I mean, really what was there to be afraid of that kept me in my hole.
I was planning on going to the local Rib Fest. I really did want to check it out and taste some good BBQ. I had the money to go out and sample the efforts of this traveling food show. The weather was an excuse not to venture outside. Sitting in front of this computer has to a degree made me more of a shut-in.
But not an anti-social hermit.
So I was afraid to go outside but not too afraid to call for a twenty piece. So I am wondering if it was the crack that was talking to me. Maybe it had a bit more to do with fear. And I certainly know what to expect when I smoke crack. No warm fuzzies, but a comfort zone in a way. Adding to that is the fact that I am self conscious about my disabilities, I am also sensitive to what people may think of me. Especially those who know what I've been through. I know this is stupid thinking.

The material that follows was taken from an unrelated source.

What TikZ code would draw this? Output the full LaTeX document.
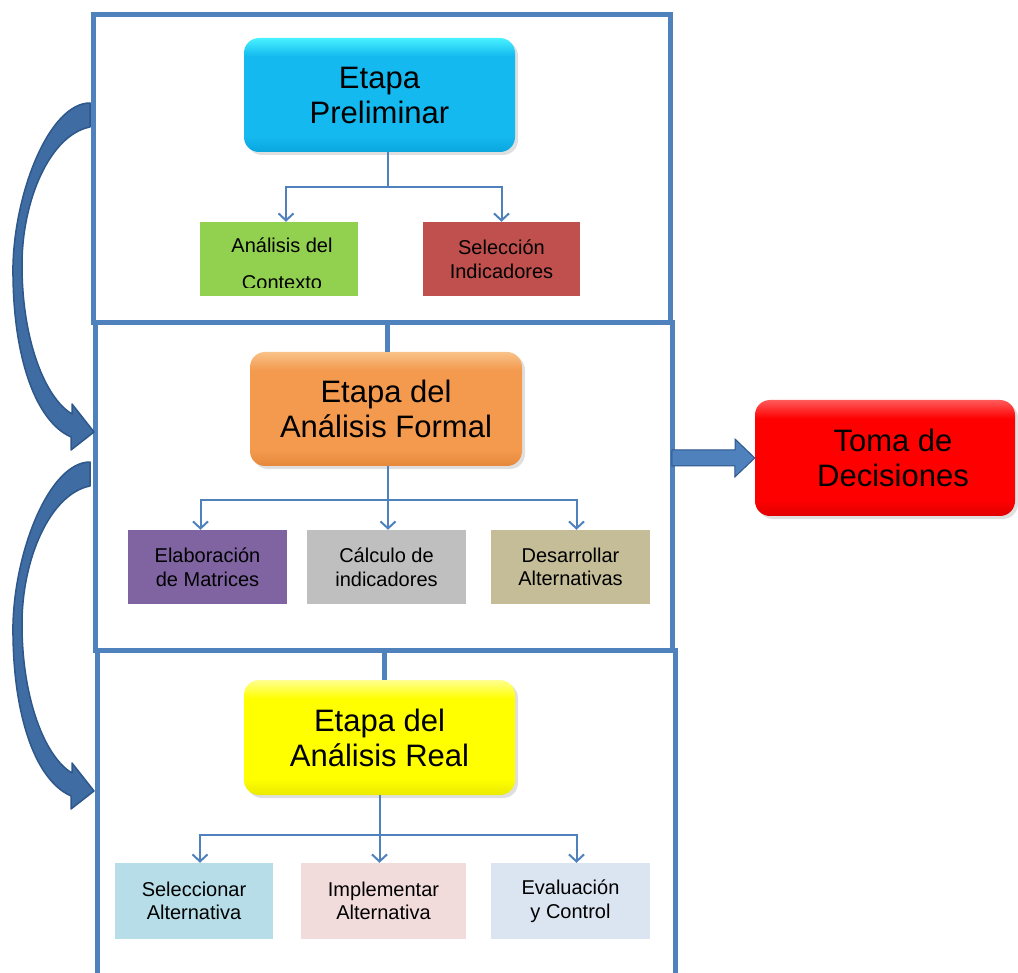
\documentclass[tikz,border=0pt]{standalone}
\usepackage{fontspec}
\setmainfont{Liberation Sans}
\usetikzlibrary{arrows.meta,shadows,calc}
\definecolor{frameblue}{HTML}{4F81BD}
\definecolor{arcfill}{HTML}{3F6CA3}
\definecolor{arcline}{HTML}{2E578A}
\definecolor{ctxgreen}{HTML}{92D050}
\definecolor{selred}{HTML}{C0504D}
\definecolor{matpurple}{HTML}{8064A2}
\definecolor{calcgray}{HTML}{BFBFBF}
\definecolor{destan}{HTML}{C4BD97}
\definecolor{selblue}{HTML}{B7DEE8}
\definecolor{imppink}{HTML}{F2DCDB}
\definecolor{evablue}{HTML}{DBE5F1}
\definecolor{pTop}{HTML}{48F2FF}
\definecolor{pMid}{HTML}{14B9F0}
\definecolor{pBot}{HTML}{0AA6DE}
\definecolor{fTop}{HTML}{F9C288}
\definecolor{fMid}{HTML}{F39A4E}
\definecolor{fBot}{HTML}{E6883A}
\definecolor{rTop}{HTML}{FFFF90}
\definecolor{rMid}{HTML}{FFFF00}
\definecolor{rBot}{HTML}{EAEA00}
\definecolor{tTop}{HTML}{FF5A5A}
\definecolor{tMid}{HTML}{FF0000}
\definecolor{tBot}{HTML}{E00000}
\pgfdeclareverticalshading{prelimshade}{100bp}{color(0bp)=(pBot); color(25bp)=(pBot); color(32bp)=(pMid); color(67bp)=(pMid); color(75bp)=(pTop); color(100bp)=(pTop)}
\pgfdeclareverticalshading{formalshade}{100bp}{color(0bp)=(fBot); color(25bp)=(fBot); color(32bp)=(fMid); color(67bp)=(fMid); color(75bp)=(fTop); color(100bp)=(fTop)}
\pgfdeclareverticalshading{realshade}{100bp}{color(0bp)=(rBot); color(25bp)=(rBot); color(32bp)=(rMid); color(67bp)=(rMid); color(75bp)=(rTop); color(100bp)=(rTop)}
\pgfdeclareverticalshading{tomashade}{100bp}{color(0bp)=(tBot); color(25bp)=(tBot); color(32bp)=(tMid); color(67bp)=(tMid); color(75bp)=(tTop); color(100bp)=(tTop)}
\begin{document}
\begin{tikzpicture}[x=1pt,y=-1pt,
  frameline/.style={draw=frameblue, line width=5pt},
  bigbox/.style={rounded corners=15pt, minimum width=271pt, minimum height=114pt,
    inner sep=0pt, align=center, font=\fontsize{31}{35}\selectfont,
    drop shadow={opacity=0.25,shadow xshift=3pt,shadow yshift=-3pt}},
  smallbox/.style={minimum width=158pt, minimum height=74pt, inner sep=0pt,
    align=center, font=\fontsize{20}{23.5}\selectfont},
  conn/.style={draw=frameblue, line width=2pt, -{Straight Barb[length=7pt,width=15pt]}},
  curvearrow/.style={fill=arcfill, draw=arcline, line width=1.5pt, line join=round},
  blockarrow/.style={fill=frameblue, draw=arcline, line width=1pt, line join=miter}]
\useasboundingbox (0,0) rectangle (1018,973);

% frame
\draw[frameline] (93,15) rectangle (670,323);
\draw[frameline] (95,323) rectangle (672,650);
\draw[frameline] (97,650) rectangle (675,990);
\coordinate (d1) at (0,323);
\coordinate (d2) at (0,650);
\coordinate (fr) at (672,458);

% curved arrows on the left
\foreach \dy in {0,359}{
\begin{scope}[shift={(0,\dy)}]
\filldraw[curvearrow] (90,103) -- (90,127) .. controls (50,135) and (22,200) .. (22,265)
  .. controls (22,340) and (45,398) .. (72,414) -- (72,404) -- (94,432) -- (71,450) -- (71,437)
  .. controls (33,420) and (12,350) .. (13,265) .. controls (15,190) and (50,103) .. (90,103) -- cycle;
\end{scope}}

% big boxes
\node[bigbox, shading=prelimshade] (prelim) at (379.5,95) {Etapa\\Preliminar};
\node[bigbox, minimum width=272pt, shading=formalshade] (formal) at (386,409) {Etapa del\\Análisis Formal};
\node[bigbox, minimum height=115pt, shading=realshade] (real) at (379.5,737.5) {Etapa del\\Análisis Real};
\node[bigbox, minimum width=260pt, minimum height=116pt, shading=tomashade] (toma) at (885,458) {\hspace*{16pt}Toma de\\\hspace*{16pt}Decisiones};

% stubs from dividers
\draw[frameline] ([xshift=1pt]formal.north) -- ([xshift=1pt]formal.north |- d1);
\draw[frameline] ([xshift=5pt]real.north) -- ([xshift=5pt]real.north |- d2);

% small boxes, stage 1
\node[smallbox, fill=ctxgreen] (ctx) at (279,259) {};
\begin{scope}
\clip (ctx.north west) rectangle ([yshift=9pt]ctx.south east);
\node[align=center, font=\fontsize{20}{37}\selectfont, inner sep=0pt] (ctxtext) at (282,264) {Análisis del\\Contexto};
\end{scope}
\node[smallbox, minimum width=157pt, fill=selred] (sel) at (501.5,259) {Selección\\Indicadores};

% small boxes, stage 2
\node[smallbox, minimum width=159pt, fill=matpurple] (mat) at (207.5,567) {Elaboración\\de Matrices};
\node[smallbox, minimum width=159pt, fill=calcgray] (calc) at (386.5,567) {Cálculo de\\indicadores};
\node[smallbox, minimum width=159pt, fill=destan] (des) at (570.5,567) {Desarrollar\\Alternativas};

% small boxes, stage 3
\node[smallbox, minimum height=76pt, fill=selblue] (sela) at (194,901) {Seleccionar\\Alternativa};
\node[smallbox, minimum width=165pt, minimum height=76pt, fill=imppink] (imp) at (383.5,901) {Implementar\\Alternativa};
\node[smallbox, minimum width=159pt, minimum height=76pt, fill=evablue] (eva) at (570.5,901) {Evaluación\\y Control};

% connectors
\draw[conn] ([xshift=8.5pt]prelim.south) -- ++(0,35) -| ([xshift=7pt]ctx.north);
\draw[conn] ([xshift=8.5pt]prelim.south) -- ++(0,35) -| (sel.north);
\draw[conn] ([xshift=2pt]formal.south) -- ++(0,34) -| ([xshift=-7pt]mat.north);
\draw[conn] ([xshift=2pt]formal.south) -- ([xshift=2pt]formal.south |- calc.north);
\draw[conn] ([xshift=2pt]formal.south) -- ++(0,34) -| ([xshift=6pt]des.north);
\draw[conn] (real.south) -- ++(0,40) -| ([xshift=6pt]sela.north);
\draw[conn] (real.south) -- (real.south |- imp.north);
\draw[conn] (real.south) -- ++(0,40) -| ([xshift=6pt]eva.north);

% block arrow to decisions
\filldraw[blockarrow] (fr) ++(0,-8) -- ++(63,0) -- ++(0,-11) -- (toma.west) -- ++(-20,19) -- ++(0,-11) -- ++(-63,0) -- cycle;
\end{tikzpicture}
\end{document}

But, like I said, there is about 3 degrees of separation in Erie, PA.
I hate talking to people about some matter and they come back with "But."
It's a dodge.
On the other side of the coin, I have revealed this blog to others that are very close to me. Relatives and friends who have seen me at the top and most certainly at the bottom of the barrel. While these people know that I have and still do smoke crack, in many respects they haven't really known the real inner and outer struggles the Erie Crackhead has gone through.
Letting these people in on my life this way has a strong element of fear. But the fewer secrets I keep, the better off I'll be in the long run.
So, no Rib Fest and a bit of crack was smoked. Choices and I hate to say this, but a rational person would have gone for the food. So some little improvements and just a choice was made.